Technical Specifications for OARv2.0

OARv2.0 was built using next generation sequence derived from one female and one male Texel. The primary de novo assembly was performed using 75 fold Illumina GA sequence from the female, before the mate pair characteristics of the paired end reads were used to produce scaffolds spanning 2.71 Gb or approximately 91% of the sheep genome (scaffold build v1.2).

A further 45 fold coverage of the male Texel was used for gap filling, before scaffolds are anchored onto the 27 sheep chromosomes. Scaffolds that are clearly chimeric were identified by comparison with the bovine UMD3 assembly and manually split in the gap between adjacent contigs mapped to two different bovine chromosomes. Superscaffolds were built from the set of scaffolds and split scaffolds >2 kb in length using the end sequences derived from the male Texel BAC library, CHOR-243 and the predicted locations on OARv1 of SNPs included on the Illumina Ovine SNP50 BeadChip. This was undertaken as a single integrated process and non-congruent BACs and out of position SNPs were minimised.

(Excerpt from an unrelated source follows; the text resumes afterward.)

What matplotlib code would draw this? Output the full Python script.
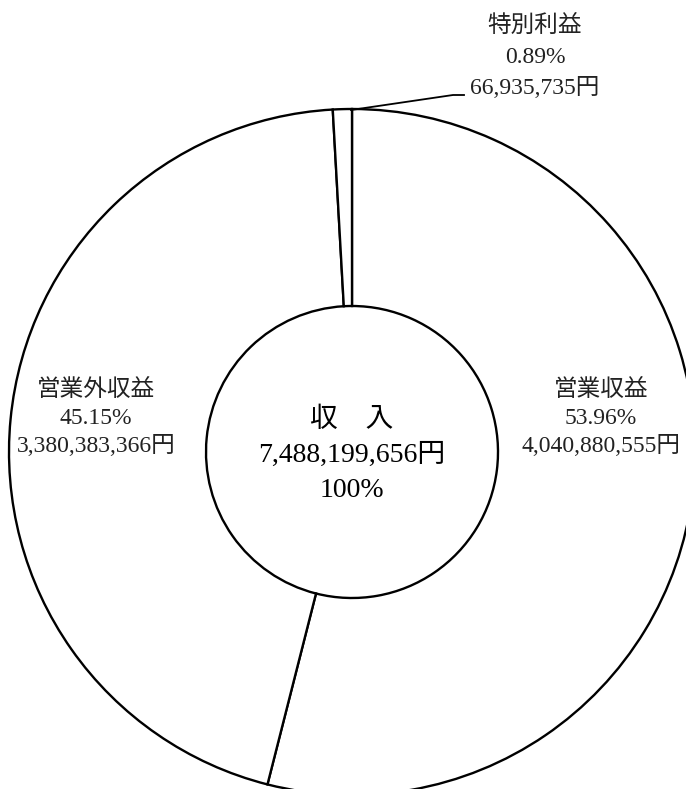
import matplotlib.pyplot as plt

# 収入の内訳 (円)
names = ['営業収益', '営業外収益', '特別利益']
amounts = [4040880555, 3380383366, 66935735]
pcts = [53.96, 45.15, 0.89]
center_title = '収　入'

fonts = ['Liberation Serif', 'Noto Sans CJK JP']
W, H = 686, 789

fig = plt.figure(figsize=(W / 100, H / 100), dpi=100)
ax = fig.add_axes([0, 0, 1, 1])

cx, cy = 352, H - 452
r_out, r_in = 343, 146

ax.pie(amounts, startangle=90, counterclock=False, center=(cx, cy), radius=r_out,
       colors=['white'] * len(amounts),
       wedgeprops=dict(width=r_out - r_in, edgecolor='black', linewidth=1.7))
ax.set_xlim(0, W)
ax.set_ylim(0, H)
ax.set_aspect('equal')
ax.axis('off')

# labels (x, first line y from top, line step)
spots = {'営業収益': (601, 390, 28), '営業外収益': (96, 390, 28), '特別利益': (535, 26, 31)}
for name, amt, p in zip(names, amounts, pcts):
    x, y0, step = spots[name]
    lines = [name, f'{p:.2f}%', f'{amt:,}円']
    for i, s in enumerate(lines):
        ax.text(x, H - (y0 + i * step), s, ha='center', va='center',
                fontsize=17, family=fonts, color='#222222')

# leader for the small slice
ax.plot([cx - 1, 453, 464], [H - 110, H - 95, H - 95], color='black', lw=1.3)

# centre text
total = sum(amounts)
centre = [center_title, f'{total:,}円', '100%']
for i, s in enumerate(centre):
    ax.text(cx, H - (420 + i * 35), s, ha='center', va='center',
            fontsize=20, family=fonts, color='black')

fig.savefig('out.png', dpi=100)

Several rounds of manual checking and final error correction were carried out using the end sequences of the BACs in the bovine CHORI-240 library and 454 mate pair sequence data derived from 8kb and 20kb insert libraries of the male Texel. Ambiguous positions were resolved using the predicted location of the SNPs based on OARv1.0 and conserved synteny with the UMD3 bovine genome assembly. Superscaffolds were initially ordered and oriented into chromosomes using the locations of the SNP in OARv1.0. The positions of the SNPs in the sheep linkage map and the sheep RH map were used to identify remaining errors and to refine the assembly.